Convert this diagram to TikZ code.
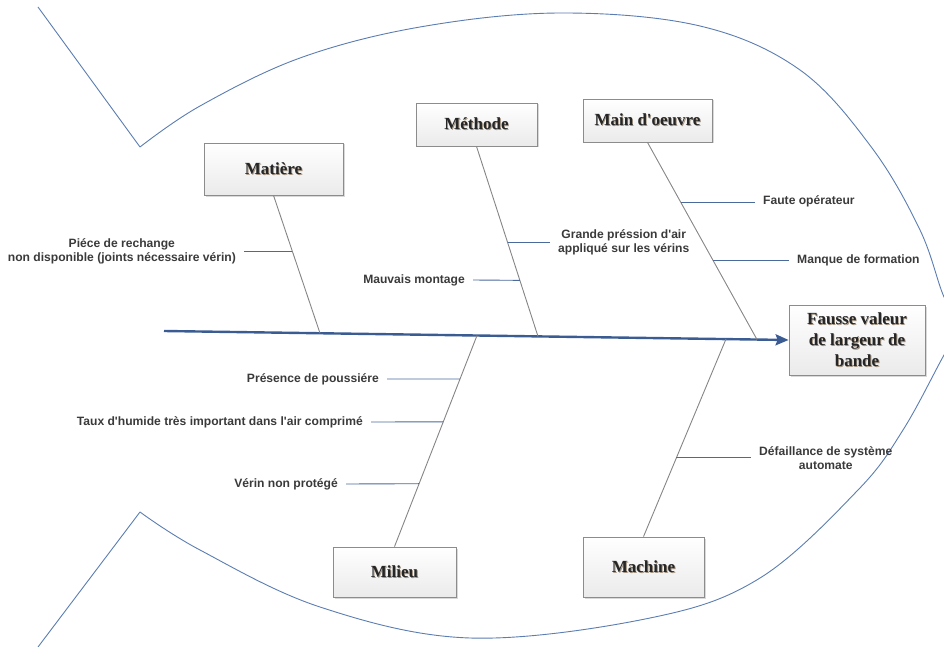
\documentclass[tikz,border=0pt]{standalone}
\usepackage{fontspec}
\setmainfont{Liberation Serif}
\newfontfamily\labfont{Liberation Sans}
\usetikzlibrary{arrows.meta,shadows,calc}

\definecolor{fishblue}{HTML}{5B7DB1}
\definecolor{subblue}{HTML}{4A6A9C}
\definecolor{bonegray}{HTML}{858585}
\definecolor{spineblue}{HTML}{3B5C92}
\definecolor{boxborder}{HTML}{8C8C8C}
\definecolor{labtext}{HTML}{3A3A3A}
\definecolor{boxtext}{HTML}{262626}
\definecolor{txtshadow}{HTML}{A39482}

% bold heading with a soft offset shadow behind the letters
\newcommand\shadowed[1]{\leavevmode\rlap{\kern0.9pt\raisebox{-0.9pt}{\textcolor{txtshadow}{#1}}}#1}

\begin{document}
\begin{tikzpicture}[x=1pt,y=-1pt,
  catbox/.style={draw=boxborder, line width=0.8pt, top color=white, bottom color=black!8,
    drop shadow={shadow xshift=1.5pt, shadow yshift=-1.5pt, opacity=0.3},
    text=boxtext, font=\fontsize{17}{21}\selectfont\bfseries, align=center, inner sep=0pt},
  cause/.style={text=labtext, font=\labfont\fontsize{12.1}{14}\selectfont\bfseries,
    align=center, inner xsep=8pt, inner ysep=2pt},
  fishline/.style={draw=fishblue, line width=0.9pt},
  bone/.style={draw=bonegray, line width=0.9pt},
  subbone/.style={draw=subblue, line width=0.9pt},
  spine/.style={draw=spineblue, line width=2.4pt, -{Stealth[length=13pt,width=11pt,inset=2pt]}}
]
\useasboundingbox (0,0) rectangle (944,647);
\clip (0,0) rectangle (944,647);

% fish outline: tail and body
\draw[fishline] (38,7) -- (140,147);
\draw[fishline] (38,647) -- (140,512);
\draw[fishline] plot[smooth, tension=0.6] coordinates
  {(140,147) (200,106) (300,58) (420,27) (560,13) (700,26) (800,70) (872,148) (920,230) (944,297) (962,325)};
\draw[fishline] plot[smooth, tension=0.6] coordinates
  {(962,325) (944,355) (903,430) (858,490) (760,578) (650,618) (470,638) (320,607) (200,550) (140,512)};

% category boxes and the effect
\node[catbox, minimum width=139pt, minimum height=52pt] (mat) at (273.5,169) {\shadowed{Matière}};
\node[catbox, minimum width=121pt, minimum height=43pt] (met) at (476.5,124.5) {\shadowed{Méthode}};
\node[catbox, minimum width=129pt, minimum height=43pt] (mo) at (647.5,120.5) {\shadowed{Main d\textquotesingle oeuvre}};
\node[catbox, minimum width=136pt, minimum height=70pt] (eff) at (857,340)
  {\shadowed{Fausse valeur}\\\shadowed{de largeur de}\\\shadowed{bande}};
\node[catbox, minimum width=123pt, minimum height=50pt] (mil) at (394.5,572) {\shadowed{Milieu}};
\node[catbox, minimum width=121pt, minimum height=60pt] (mac) at (643.5,567) {\shadowed{Machine}};

% main spine
\coordinate (tail) at (164,331);
\draw[spine] (tail) -- (eff.west);

% points where the bones meet the spine
\coordinate (s1) at (320,333.2);
\coordinate (s2) at (538,336.4);
\coordinate (s3) at (757,339.5);
\coordinate (s4) at (477,335.5);
\coordinate (s5) at (726,339);

% bones, with the points where the causes attach
\draw[bone] (mat.south) -- coordinate[pos=0.406] (b11) (s1);
\draw[bone] (met.south) -- coordinate[pos=0.505] (b21) coordinate[pos=0.705] (b22) (s2);
\draw[bone] (mo.south) -- coordinate[pos=0.304] (b31) coordinate[pos=0.598] (b32) (s3);
\draw[bone] (mil.north) -- coordinate[pos=0.794] (b41) coordinate[pos=0.591] (b42) coordinate[pos=0.298] (b43) (s4);
\draw[bone] (mac.north) -- coordinate[pos=0.399] (b51) (s5);

% causes
\node[cause, anchor=east] (c11) at (244,251) {Piéce de rechange\\non disponible (joints nécessaire vérin)};
\node[cause, anchor=east] (c22) at (473,280) {Mauvais montage};
\node[cause, anchor=west] (c21) at (550,242) {Grande préssion d\textquotesingle air\\appliqué sur les vérins};
\node[cause, anchor=west] (c31) at (755,201) {Faute opérateur};
\node[cause, anchor=west] (c32) at (789,260) {Manque de formation};
\node[cause, anchor=east] (c41) at (387,379) {Présence de poussiére};
\node[cause, anchor=east] (c42) at (371,422) {Taux d\textquotesingle humide très important dans l\textquotesingle air comprimé};
\node[cause, anchor=east] (c43) at (346,484) {Vérin non protégé};
\node[cause, anchor=west] (c51) at (751,458) {Défaillance de système\\automate};

\draw[subbone] (c11.east) -- (b11 -| c11.east) -- (b11);
\draw[subbone] (b21) -- (b21 -| c21.west);
\draw[subbone] (c22.east) -- (b22);
\draw[subbone] (b31) -- (b31 -| c31.west);
\draw[subbone] (b32) -- (b32 -| c32.west);
\draw[subbone] (c41.east) -- (b41);
\draw[subbone] (c42.east) -- (b42);
\draw[subbone] (c43.east) -- (b43);
\draw[subbone] (b51) -- (b51 -| c51.west);
\end{tikzpicture}
\end{document}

• Directions for this task: Without including any pictures, reproduce the listing exactly.

• Full answer:
Convert this diagram to TikZ code.
\documentclass[tikz,border=0pt]{standalone}
\usepackage{fontspec}
\setmainfont{Liberation Serif}
\newfontfamily\labfont{Liberation Sans}
\usetikzlibrary{arrows.meta,shadows,calc}

\definecolor{fishblue}{HTML}{5B7DB1}
\definecolor{subblue}{HTML}{4A6A9C}
\definecolor{bonegray}{HTML}{858585}
\definecolor{spineblue}{HTML}{3B5C92}
\definecolor{boxborder}{HTML}{8C8C8C}
\definecolor{labtext}{HTML}{3A3A3A}
\definecolor{boxtext}{HTML}{262626}
\definecolor{txtshadow}{HTML}{A39482}

% bold heading with a soft offset shadow behind the letters
\newcommand\shadowed[1]{\leavevmode\rlap{\kern0.9pt\raisebox{-0.9pt}{\textcolor{txtshadow}{#1}}}#1}

\begin{document}
\begin{tikzpicture}[x=1pt,y=-1pt,
  catbox/.style={draw=boxborder, line width=0.8pt, top color=white, bottom color=black!8,
    drop shadow={shadow xshift=1.5pt, shadow yshift=-1.5pt, opacity=0.3},
    text=boxtext, font=\fontsize{17}{21}\selectfont\bfseries, align=center, inner sep=0pt},
  cause/.style={text=labtext, font=\labfont\fontsize{12.1}{14}\selectfont\bfseries,
    align=center, inner xsep=8pt, inner ysep=2pt},
  fishline/.style={draw=fishblue, line width=0.9pt},
  bone/.style={draw=bonegray, line width=0.9pt},
  subbone/.style={draw=subblue, line width=0.9pt},
  spine/.style={draw=spineblue, line width=2.4pt, -{Stealth[length=13pt,width=11pt,inset=2pt]}}
]
\useasboundingbox (0,0) rectangle (944,647);
\clip (0,0) rectangle (944,647);

% fish outline: tail and body
\draw[fishline] (38,7) -- (140,147);
\draw[fishline] (38,647) -- (140,512);
\draw[fishline] plot[smooth, tension=0.6] coordinates
  {(140,147) (200,106) (300,58) (420,27) (560,13) (700,26) (800,70) (872,148) (920,230) (944,297) (962,325)};
\draw[fishline] plot[smooth, tension=0.6] coordinates
  {(962,325) (944,355) (903,430) (858,490) (760,578) (650,618) (470,638) (320,607) (200,550) (140,512)};

% category boxes and the effect
\node[catbox, minimum width=139pt, minimum height=52pt] (mat) at (273.5,169) {\shadowed{Matière}};
\node[catbox, minimum width=121pt, minimum height=43pt] (met) at (476.5,124.5) {\shadowed{Méthode}};
\node[catbox, minimum width=129pt, minimum height=43pt] (mo) at (647.5,120.5) {\shadowed{Main d\textquotesingle oeuvre}};
\node[catbox, minimum width=136pt, minimum height=70pt] (eff) at (857,340)
  {\shadowed{Fausse valeur}\\\shadowed{de largeur de}\\\shadowed{bande}};
\node[catbox, minimum width=123pt, minimum height=50pt] (mil) at (394.5,572) {\shadowed{Milieu}};
\node[catbox, minimum width=121pt, minimum height=60pt] (mac) at (643.5,567) {\shadowed{Machine}};

% main spine
\coordinate (tail) at (164,331);
\draw[spine] (tail) -- (eff.west);

% points where the bones meet the spine
\coordinate (s1) at (320,333.2);
\coordinate (s2) at (538,336.4);
\coordinate (s3) at (757,339.5);
\coordinate (s4) at (477,335.5);
\coordinate (s5) at (726,339);

% bones, with the points where the causes attach
\draw[bone] (mat.south) -- coordinate[pos=0.406] (b11) (s1);
\draw[bone] (met.south) -- coordinate[pos=0.505] (b21) coordinate[pos=0.705] (b22) (s2);
\draw[bone] (mo.south) -- coordinate[pos=0.304] (b31) coordinate[pos=0.598] (b32) (s3);
\draw[bone] (mil.north) -- coordinate[pos=0.794] (b41) coordinate[pos=0.591] (b42) coordinate[pos=0.298] (b43) (s4);
\draw[bone] (mac.north) -- coordinate[pos=0.399] (b51) (s5);

% causes
\node[cause, anchor=east] (c11) at (244,251) {Piéce de rechange\\non disponible (joints nécessaire vérin)};
\node[cause, anchor=east] (c22) at (473,280) {Mauvais montage};
\node[cause, anchor=west] (c21) at (550,242) {Grande préssion d\textquotesingle air\\appliqué sur les vérins};
\node[cause, anchor=west] (c31) at (755,201) {Faute opérateur};
\node[cause, anchor=west] (c32) at (789,260) {Manque de formation};
\node[cause, anchor=east] (c41) at (387,379) {Présence de poussiére};
\node[cause, anchor=east] (c42) at (371,422) {Taux d\textquotesingle humide très important dans l\textquotesingle air comprimé};
\node[cause, anchor=east] (c43) at (346,484) {Vérin non protégé};
\node[cause, anchor=west] (c51) at (751,458) {Défaillance de système\\automate};

\draw[subbone] (c11.east) -- (b11 -| c11.east) -- (b11);
\draw[subbone] (b21) -- (b21 -| c21.west);
\draw[subbone] (c22.east) -- (b22);
\draw[subbone] (b31) -- (b31 -| c31.west);
\draw[subbone] (b32) -- (b32 -| c32.west);
\draw[subbone] (c41.east) -- (b41);
\draw[subbone] (c42.east) -- (b42);
\draw[subbone] (c43.east) -- (b43);
\draw[subbone] (b51) -- (b51 -| c51.west);
\end{tikzpicture}
\end{document}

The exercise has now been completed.